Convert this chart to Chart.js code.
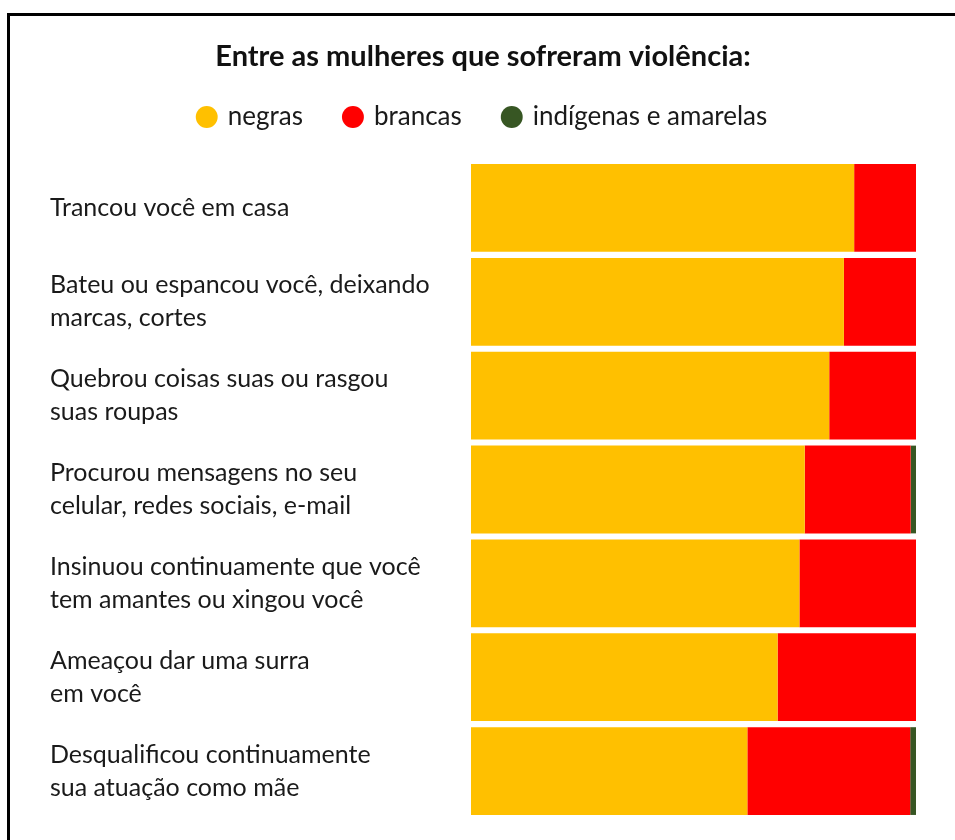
<!DOCTYPE html>
<html>
<head>
<meta charset="utf-8">
<script src="https://cdn.jsdelivr.net/npm/chart.js@4"></script>
<style>
  html, body { margin: 0; padding: 0; background: #fff; }
  #wrap { position: relative; width: 955px; height: 840px; overflow: hidden; }
  #frame { position: absolute; left: 7px; top: 13px; right: -10px; bottom: -10px;
           border-top: 3px solid #000; border-left: 3px solid #000; }
  canvas { position: absolute; left: 0; top: 0; }
</style>
</head>
<body>
<div id="wrap">
  <div id="frame"></div>
  <canvas id="chart-violencia" width="955" height="840"></canvas>
</div>
<script>
document.addEventListener("DOMContentLoaded", () => {

  /* data
  # ------------------------------------------------------------------------------------------------
  */
  const categories = [
    ["Trancou você em casa"],
    ["Bateu ou espancou você, deixando", "marcas, cortes"],
    ["Quebrou coisas suas ou rasgou", "suas roupas"],
    ["Procurou mensagens no seu", "celular, redes sociais, e-mail"],
    ["Insinuou continuamente que você", "tem amantes ou xingou você"],
    ["Ameaçou dar uma surra", "em você"],
    ["Desqualificou continuamente", "sua atuação como mãe"]
  ];
  const negras = [86.1, 83.8, 80.5, 75.0, 73.8, 68.9, 62.1];
  const brancas = [13.9, 16.2, 19.5, 23.8, 26.2, 31.1, 36.6];
  const indigenasAmarelas = [0, 0, 0, 1.2, 0, 0, 1.3];

  const seriesNames = ["negras", "brancas", "indígenas e amarelas"];
  const seriesColors = ["#FFC000", "#FF0000", "#375623"];

  const font = "Lato, 'Noto Sans', sans-serif";

  /* chart
  # ------------------------------------------------------------------------------------------------
  */
  const ctx = document.getElementById("chart-violencia");

  new Chart(ctx, {
    type: "bar",
    data: {
      labels: categories,
      datasets: [negras, brancas, indigenasAmarelas].map((values, i) => ({
        label: seriesNames[i],
        data: values,
        backgroundColor: seriesColors[i],
        borderWidth: 0,
        categoryPercentage: 1,
        barPercentage: 0.935
      }))
    },
    options: {
      indexAxis: "y",
      responsive: false,
      animation: false,
      layout: {
        padding: { left: 50, right: 39, top: 0, bottom: 22 }
      },
      plugins: {
        title: {
          display: true,
          text: "Entre as mulheres que sofreram violência:",
          color: "#111111",
          font: { family: font, size: 29, weight: "bold" },
          padding: { top: 39.6, bottom: -12.4 }
        },
        legend: {
          display: true,
          labels: {
            color: "#1a1a1a",
            font: { family: font, size: 26 },
            usePointStyle: true,
            pointStyle: "circle",
            boxWidth: 16,
            boxHeight: 15.5,
            padding: 42
          }
        },
        tooltip: { enabled: false }
      },
      scales: {
        x: {
          stacked: true,
          min: 0,
          max: 100,
          position: "top",
          grid: { display: false },
          border: { display: false },
          ticks: { display: false },
          afterFit: (scale) => { scale.height = 21; }
        },
        y: {
          stacked: true,
          grid: { display: false },
          border: { display: false },
          ticks: {
            crossAlign: "far",
            color: "#1a1a1a",
            padding: 0,
            font: { family: font, size: 25, lineHeight: 1.32 }
          },
          afterFit: (scale) => { scale.width = 421; }
        }
      }
    }
  });

});
</script>
</body>
</html>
____________
*Aim of the task*
Go through the data above and transcribe it in full, omitting any image.

*Output*
Convert this chart to Chart.js code.
<!DOCTYPE html>
<html>
<head>
<meta charset="utf-8">
<script src="https://cdn.jsdelivr.net/npm/chart.js@4"></script>
<style>
  html, body { margin: 0; padding: 0; background: #fff; }
  #wrap { position: relative; width: 955px; height: 840px; overflow: hidden; }
  #frame { position: absolute; left: 7px; top: 13px; right: -10px; bottom: -10px;
           border-top: 3px solid #000; border-left: 3px solid #000; }
  canvas { position: absolute; left: 0; top: 0; }
</style>
</head>
<body>
<div id="wrap">
  <div id="frame"></div>
  <canvas id="chart-violencia" width="955" height="840"></canvas>
</div>
<script>
document.addEventListener("DOMContentLoaded", () => {

  /* data
  # ------------------------------------------------------------------------------------------------
  */
  const categories = [
    ["Trancou você em casa"],
    ["Bateu ou espancou você, deixando", "marcas, cortes"],
    ["Quebrou coisas suas ou rasgou", "suas roupas"],
    ["Procurou mensagens no seu", "celular, redes sociais, e-mail"],
    ["Insinuou continuamente que você", "tem amantes ou xingou você"],
    ["Ameaçou dar uma surra", "em você"],
    ["Desqualificou continuamente", "sua atuação como mãe"]
  ];
  const negras = [86.1, 83.8, 80.5, 75.0, 73.8, 68.9, 62.1];
  const brancas = [13.9, 16.2, 19.5, 23.8, 26.2, 31.1, 36.6];
  const indigenasAmarelas = [0, 0, 0, 1.2, 0, 0, 1.3];

  const seriesNames = ["negras", "brancas", "indígenas e amarelas"];
  const seriesColors = ["#FFC000", "#FF0000", "#375623"];

  const font = "Lato, 'Noto Sans', sans-serif";

  /* chart
  # ------------------------------------------------------------------------------------------------
  */
  const ctx = document.getElementById("chart-violencia");

  new Chart(ctx, {
    type: "bar",
    data: {
      labels: categories,
      datasets: [negras, brancas, indigenasAmarelas].map((values, i) => ({
        label: seriesNames[i],
        data: values,
        backgroundColor: seriesColors[i],
        borderWidth: 0,
        categoryPercentage: 1,
        barPercentage: 0.935
      }))
    },
    options: {
      indexAxis: "y",
      responsive: false,
      animation: false,
      layout: {
        padding: { left: 50, right: 39, top: 0, bottom: 22 }
      },
      plugins: {
        title: {
          display: true,
          text: "Entre as mulheres que sofreram violência:",
          color: "#111111",
          font: { family: font, size: 29, weight: "bold" },
          padding: { top: 39.6, bottom: -12.4 }
        },
        legend: {
          display: true,
          labels: {
            color: "#1a1a1a",
            font: { family: font, size: 26 },
            usePointStyle: true,
            pointStyle: "circle",
            boxWidth: 16,
            boxHeight: 15.5,
            padding: 42
          }
        },
        tooltip: { enabled: false }
      },
      scales: {
        x: {
          stacked: true,
          min: 0,
          max: 100,
          position: "top",
          grid: { display: false },
          border: { display: false },
          ticks: { display: false },
          afterFit: (scale) => { scale.height = 21; }
        },
        y: {
          stacked: true,
          grid: { display: false },
          border: { display: false },
          ticks: {
            crossAlign: "far",
            color: "#1a1a1a",
            padding: 0,
            font: { family: font, size: 25, lineHeight: 1.32 }
          },
          afterFit: (scale) => { scale.width = 421; }
        }
      }
    }
  });

});
</script>
</body>
</html>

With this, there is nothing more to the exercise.